I have just finished - at long last - my book on the great Russian auteur Tarkovsky. I emailed it to my editor and publisher about twenty minutes ago, and am now relaxing with a glass of wine and Tord Gustavsen on the stereo, not quite believing that the ordeal is over. I started working on the book back in January, and I was confident that I would make my original deadline of 30 April, and that the book would be around the 35,000 word mark. 30 April came and went, and it was nowhere near finished. 31 May, 3o June, 31 July all duly put in appearances, but the book did not. Over the summer, I was beginning to wonder what I'd gotten myself into, and honestly couldn't see any end in sight to my travails. There were daily visits to the pub. I even worked in the pub. But it still wouldn't come any quicker. About two weeks ago, I thought I only had another day or so to go, but those two days dragged out into a week, and then another week. Finally, yesterday afternoon, I finished it. A quick bit of tinkering this evening, and off it went.
At 61,000 words, it's the longest thing I've ever written, and the hardest. Quite why, I still don't know. Perhaps it's 20 years of loving Tarkovsky's films, and rarely talking about why I loved them. I still can't quite articulate it. I could cite Rilke and Zen, but that's about all. Trying to find words for all those years of living with them - of having them live within me - was like some sort of knight's quest, and I frequently felt myself to be lost in those deep, dark woods of Arthurian romance. But on the good side, it did make me examine what I regard as not only good films, but also good art, whatever the medium. Again, I could mention Rilke, or even Tord Gustavsen.
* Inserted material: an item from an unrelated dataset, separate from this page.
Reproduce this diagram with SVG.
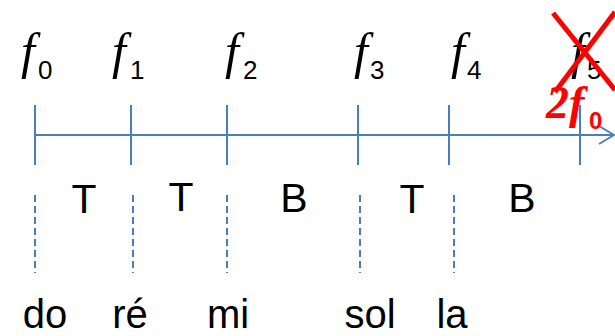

It's something to do with simplicity, and the soul, acknowledging the unknown, and celebrating the mysterious.
These are values I hope to get into Elias, which I am now going to go to work on full time. In fact, I suspect that these things are in the novel already. And knowning that I can write 50,000 words in three months (my approximate Tarkovsky wordage between June and today), means that I could get a draft of Elias done more or less by the end of the year, or early next. Revising it will be another story, but right now all I want to do is get on and finish the first draft. In order to do that, I need to re-immerse myself in all things alchemical, which I am looking forward to very much. I will feel like a plant being watered. And out of that water, I need to produce a novel. What did the alchemists say, something about living, philosophic water? I'm too tired to remember. But Elias will dictate itself to me now, of that I am sure. All I need to do is be alert and quiet, and not get myself bogged down in books about film directors, even if I do love them.